Diese Geschichte beginnt mit einem Auftrag. In sechs Wochen sollte Hannes Binder für das Schweizer Du-Magazin, das regelmäßig großartige Künstler- und Themenausgaben veröffentlicht, auf vierzig Seiten eine Story über das Böse in der Neunten Kunst zeichnen. Es wird der Aufmacher der Ausgabe 670, mit der sich das Magazin erstmals dem Medium Comic widmet. Binder ist selbsterklärt kein Experte der zahlreichen Antihelden, die durch den amerikanischen und europäischen Comickosmos toben. Dennoch nimmt er den Auftrag an, wenngleich der Zeitplan eine Unmöglichkeit darstellt.

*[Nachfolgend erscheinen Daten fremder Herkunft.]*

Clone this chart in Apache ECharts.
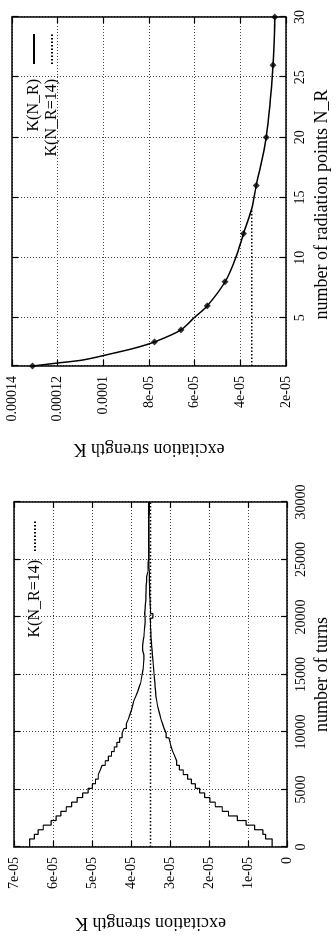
<!DOCTYPE html>
<html>
<head>
<meta charset="utf-8">
<script src="https://cdn.jsdelivr.net/npm/echarts@6/dist/echarts.min.js"></script>
<style>
html,body{margin:0;padding:0;background:#fff;}
#page{position:relative;width:336px;height:942px;overflow:hidden;background:#fff;}
/* the figure is laid out in landscape and turned a quarter turn counter-clockwise */
#chart{position:absolute;left:0;top:0;width:942px;height:336px;transform-origin:0 0;transform:translate(0,942px) rotate(-90deg);}
</style>
</head>
<body>
<div id="page"><div id="chart"></div></div>
<script>
// ---- left panel: K versus number of turns (step curves) ----
const turns = [
  0, 700, 1100, 1500, 1900, 2300, 2700, 3100, 3500, 3900,
  4300, 4700, 5100, 5500, 5900, 6300, 6700, 7100, 7500, 7900,
  8300, 8700, 9100, 9500, 9900, 10300, 10700, 11100, 11500, 11900,
  12300, 12700, 13100, 13500, 13900, 14300, 14700, 15100, 15500, 15900,
  16300, 16700, 17100, 17500, 17900, 18300, 18700, 19100, 19500, 19900,
  20300, 20700, 21100, 21500, 21900, 22300, 22700, 23100, 23500, 23900,
  24300, 24700, 25100, 25500, 25900, 26300, 26700, 27100, 27500, 27900,
  28300, 28700, 29100, 29500, 29900, 30000
];
const kFromAbove = [
  6.60e-5, 6.48e-5, 6.38e-5, 6.25e-5, 6.05e-5, 5.92e-5, 5.80e-5, 5.66e-5, 5.52e-5, 5.38e-5,
  5.24e-5, 5.10e-5, 4.99e-5, 4.91e-5, 4.84e-5, 4.79e-5, 4.74e-5, 4.66e-5, 4.58e-5, 4.50e-5,
  4.43e-5, 4.36e-5, 4.29e-5, 4.23e-5, 4.18e-5, 4.12e-5, 4.07e-5, 4.03e-5, 3.99e-5, 3.96e-5,
  3.93e-5, 3.88e-5, 3.83e-5, 3.79e-5, 3.75e-5, 3.73e-5, 3.71e-5, 3.69e-5, 3.68e-5, 3.67e-5,
  3.67e-5, 3.70e-5, 3.70e-5, 3.69e-5, 3.67e-5, 3.66e-5, 3.65e-5, 3.64e-5, 3.64e-5, 3.65e-5,
  3.64e-5, 3.63e-5, 3.62e-5, 3.62e-5, 3.61e-5, 3.61e-5, 3.60e-5, 3.60e-5, 3.57e-5, 3.56e-5,
  3.56e-5, 3.55e-5, 3.55e-5, 3.54e-5, 3.54e-5, 3.54e-5, 3.54e-5, 3.54e-5, 3.54e-5, 3.54e-5,
  3.54e-5, 3.53e-5, 3.53e-5, 3.53e-5, 3.53e-5, 3.53e-5
];
const kFromBelow = [
  0.38e-5, 0.55e-5, 0.62e-5, 0.83e-5, 1.05e-5, 1.27e-5, 1.50e-5, 1.66e-5, 1.84e-5, 1.98e-5,
  2.11e-5, 2.24e-5, 2.35e-5, 2.45e-5, 2.55e-5, 2.66e-5, 2.76e-5, 2.83e-5, 2.88e-5, 2.93e-5,
  2.97e-5, 3.00e-5, 3.03e-5, 3.10e-5, 3.15e-5, 3.19e-5, 3.23e-5, 3.26e-5, 3.29e-5, 3.32e-5,
  3.34e-5, 3.36e-5, 3.37e-5, 3.38e-5, 3.39e-5, 3.40e-5, 3.41e-5, 3.42e-5, 3.43e-5, 3.44e-5,
  3.45e-5, 3.46e-5, 3.47e-5, 3.48e-5, 3.49e-5, 3.49e-5, 3.50e-5, 3.50e-5, 3.51e-5, 3.44e-5,
  3.50e-5, 3.51e-5, 3.51e-5, 3.52e-5, 3.52e-5, 3.52e-5, 3.53e-5, 3.53e-5, 3.53e-5, 3.54e-5,
  3.54e-5, 3.54e-5, 3.54e-5, 3.54e-5, 3.55e-5, 3.55e-5, 3.55e-5, 3.55e-5, 3.55e-5, 3.55e-5,
  3.55e-5, 3.55e-5, 3.55e-5, 3.55e-5, 3.55e-5, 3.55e-5
];
const kAtNR14 = 3.5e-5;
const turnsRange = [0, 30000];

// ---- right panel: K versus number of radiation points ----
const nrCurve = [1, 1.25, 1.5, 2, 2.5, 3, 4, 5, 6, 8, 10, 12, 14, 16, 20, 26, 30];
const kCurve = [1.31e-4, 1.20e-4, 1.09e-4, 9.7e-5, 8.6e-5, 7.76e-5, 6.60e-5, 6.03e-5, 5.45e-5,
                4.67e-5, 4.20e-5, 3.86e-5, 3.51e-5, 3.30e-5, 2.87e-5, 2.57e-5, 2.49e-5];
const nrPoints = [1, 3, 4, 6, 8, 12, 16, 20, 26, 30];
const kPoints = [1.31e-4, 7.76e-5, 6.60e-5, 5.45e-5, 4.67e-5, 3.86e-5, 3.30e-5, 2.87e-5, 2.57e-5, 2.49e-5];
const nrDropRange = [1, 14];

const FONT = 'Liberation Serif';
const INK = '#000';

// gnuplot-like %g formatting for tick labels
function fmtG(v) {
  if (Math.abs(v) < 1e-12) return '0';
  const e = Math.floor(Math.log10(Math.abs(v)) + 1e-9);
  if (e < -4) {
    const m = parseFloat((v / Math.pow(10, e)).toPrecision(6));
    const ex = Math.abs(e);
    return m + 'e' + (e < 0 ? '-' : '+') + (ex < 10 ? '0' + ex : ex);
  }
  return String(parseFloat(v.toPrecision(6)));
}

const pairs = (xs, ys) => xs.map((x, i) => [x, ys[i]]);

const frameLine = { show: true, onZero: false, lineStyle: { color: INK, width: 1.5 } };
const inTick = { show: true, inside: true, length: 6, lineStyle: { color: INK, width: 1.2 } };
const gridLine = { show: true, lineStyle: { color: '#444', width: 1, type: [1, 2] } };
const tickText = { color: INK, fontFamily: FONT, fontSize: 14 };
const nameText = { color: INK, fontFamily: FONT, fontSize: 18 };

function mainX(gi, min, max, interval, name, gap, extra) {
  return Object.assign({
    gridIndex: gi, type: 'value', position: 'bottom', min: min, max: max, interval: interval,
    name: name, nameLocation: 'middle', nameGap: gap, nameTextStyle: nameText,
    axisLine: frameLine, axisTick: inTick, splitLine: gridLine,
    axisLabel: Object.assign({ margin: 7, formatter: fmtG }, tickText)
  }, extra || {});
}
function mirrorX(gi, min, max, interval) {
  return { gridIndex: gi, type: 'value', position: 'top', min: min, max: max, interval: interval,
    axisLine: frameLine, axisTick: inTick, axisLabel: { show: false }, splitLine: { show: false } };
}
function mainY(gi, min, max, interval, name, gap) {
  return {
    gridIndex: gi, type: 'value', position: 'left', min: min, max: max, interval: interval,
    name: name, nameLocation: 'middle', nameGap: gap, nameTextStyle: nameText,
    axisLine: frameLine, axisTick: inTick, splitLine: gridLine,
    axisLabel: Object.assign({ margin: 10, formatter: fmtG }, tickText)
  };
}
function mirrorY(gi, min, max, interval) {
  return { gridIndex: gi, type: 'value', position: 'right', min: min, max: max, interval: interval,
    axisLine: frameLine, axisTick: inTick, axisLabel: { show: false }, splitLine: { show: false } };
}

// legend samples show only the line, no symbol
const legendBase = {
  orient: 'vertical', align: 'right', itemWidth: 30, itemHeight: 14, itemGap: 0, padding: 0,
  selectedMode: false,
  itemStyle: { color: 'rgba(0,0,0,0)', borderWidth: 0, opacity: 0 }
};

const chart = echarts.init(document.getElementById('chart'), null, { width: 942, height: 336 });

chart.setOption({
  backgroundColor: '#fff',
  animation: false,
  grid: [
    { left: 95, top: 14, width: 345, height: 279 },
    { left: 576, top: 12, width: 349, height: 280 }
  ],
  xAxis: [
    mainX(0, turnsRange[0], turnsRange[1], 5000, 'number of turns', 26),
    mirrorX(0, turnsRange[0], turnsRange[1], 5000),
    mainX(1, 1, 30, null, 'number of radiation points N_R', 27, {
      nameTextStyle: Object.assign({ padding: [0, 26, 0, 0] }, nameText),
      axisLabel: Object.assign({ margin: 7, showMinLabel: false, formatter: fmtG }, tickText)
    }),
    mirrorX(1, 1, 30, null)
  ],
  yAxis: [
    mainY(0, 0, 7e-5, 1e-5, 'excitation strength K', 67),
    mirrorY(0, 0, 7e-5, 1e-5),
    mainY(1, 2e-5, 1.4e-4, 2e-5, 'excitation strength K', 74),
    mirrorY(1, 2e-5, 1.4e-4, 2e-5)
  ],
  legend: [
    Object.assign({}, legendBase, {
      data: ['K(N_R=14)'], right: 520, top: 26,
      textStyle: { color: INK, fontFamily: FONT, fontSize: 16, lineHeight: 18, padding: [0, 4, 0, 0] }
    }),
    Object.assign({}, legendBase, {
      data: ['K(N_R)', 'K(N_R=14)'], right: 33, top: 25,
      textStyle: { color: INK, fontFamily: FONT, fontSize: 16, lineHeight: 18, padding: [0, 10, 0, 0] }
    })
  ],
  series: [
    {
      name: 'K approached from above', type: 'line', xAxisIndex: 0, yAxisIndex: 0,
      step: 'end', symbol: 'none', data: pairs(turns, kFromAbove),
      lineStyle: { color: INK, width: 1.2 }, itemStyle: { color: INK }, z: 3
    },
    {
      name: 'K approached from below', type: 'line', xAxisIndex: 0, yAxisIndex: 0,
      step: 'end', symbol: 'none', data: pairs(turns, kFromBelow),
      lineStyle: { color: INK, width: 1.2 }, itemStyle: { color: INK }, z: 3
    },
    {
      name: 'K(N_R=14)', type: 'line', xAxisIndex: 0, yAxisIndex: 0, symbol: 'none',
      data: pairs(turnsRange, [kAtNR14, kAtNR14]),
      lineStyle: { color: INK, width: 1.3, type: [1.5, 2] }, itemStyle: { color: INK }, z: 2
    },
    {
      name: 'K(N_R)', type: 'line', xAxisIndex: 2, yAxisIndex: 2, symbol: 'none', smooth: 0.3,
      data: pairs(nrCurve, kCurve),
      lineStyle: { color: INK, width: 1.5 }, itemStyle: { color: INK }, z: 3
    },
    {
      name: 'K(N_R) points', type: 'scatter', xAxisIndex: 2, yAxisIndex: 2,
      symbol: 'diamond', symbolSize: 7, data: pairs(nrPoints, kPoints),
      itemStyle: { color: INK }, z: 4
    },
    {
      name: 'K(N_R=14)', type: 'line', xAxisIndex: 2, yAxisIndex: 2, symbol: 'none',
      data: pairs(nrDropRange, [kAtNR14, kAtNR14]),
      lineStyle: { color: INK, width: 1.3, type: [1.5, 2] }, itemStyle: { color: INK }, z: 2
    }
  ]
});
</script>
</body>
</html>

Wer Binders Werke kennt, der weiß, dass er kein Freund des Digitalen ist. Schabkarton ist hier das Medium seiner Wahl, weil er in seiner Holzschnittartigkeit einen betörenden Effekt der Zeitlosigkeit mit sich bringt. Seine düsteren Zeichnungen tragen den Leser seine Geschichte weit weg in eine Gegenwart, die nicht von dieser Welt ist. In dieser Gegenwart lebt der Comiczeichner Born, der sich mit der Comicstripserie »Bibi« über Wasser hält. Sein Studio ist Teil der Fun Factory, die Born auch gern »Galeere des Guten« nennt. Aus dieser Galeere wird er entführt, anders könnte er wohl auch kaum zum »Born des Bösen« werden, der dieser abgründigen Geschichte ihren Titel gibt.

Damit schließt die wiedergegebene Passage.